The 60 Rule. That’s it. Take a player’s OBP and subtract .060 from it to get it on the batting average scale. The average OBP is about 60 points higher and the standard deviations are similar. This rule won’t be perfect if you’re statistically savvy, but it will allow you to easily interpret OBP.
If a player has a .390 OBP, just drop 60 points and that is essentially as good as a player who hits .330 using batting average. So David Wright’s average last year was .306, but in reality, he was better than that because of his above average walk rate. He’s more like a .330 hitter than a .300 hitter when you factor in the walks if you choose to think in terms of the batting average scale you learned growing up.
If you’re interested in new stats, we have plenty of info in our Stat Primer page, but the key takeaway here is that little steps are important.
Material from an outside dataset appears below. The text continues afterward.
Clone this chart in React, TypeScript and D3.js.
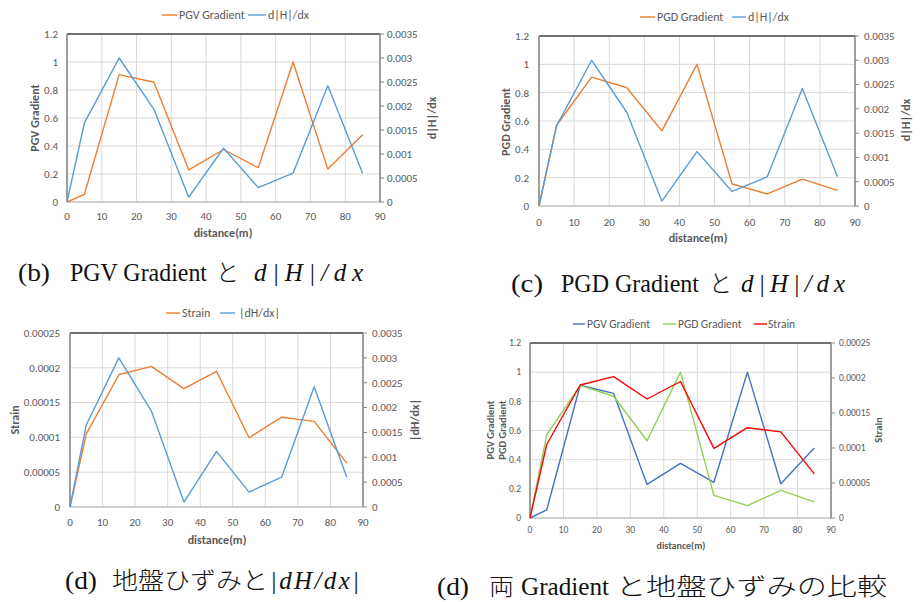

OBP is telling you exactly what you think batting average should. It’s telling you how often someone gets on base, while batting average tells you how often they get on base when they get a hit in trips to the plate in which they didn’t walk. Which one makes more sense when you put it like that?
Take a look at OBP next time you scan the stats. It’ll help you understand the game a lot better. Ask questions and be curious. If you don’t agree with a statistic, ask yourself why. Think critically. Look at every stat, but OBP is where you should look if you’re interested in the concept batting average is going after.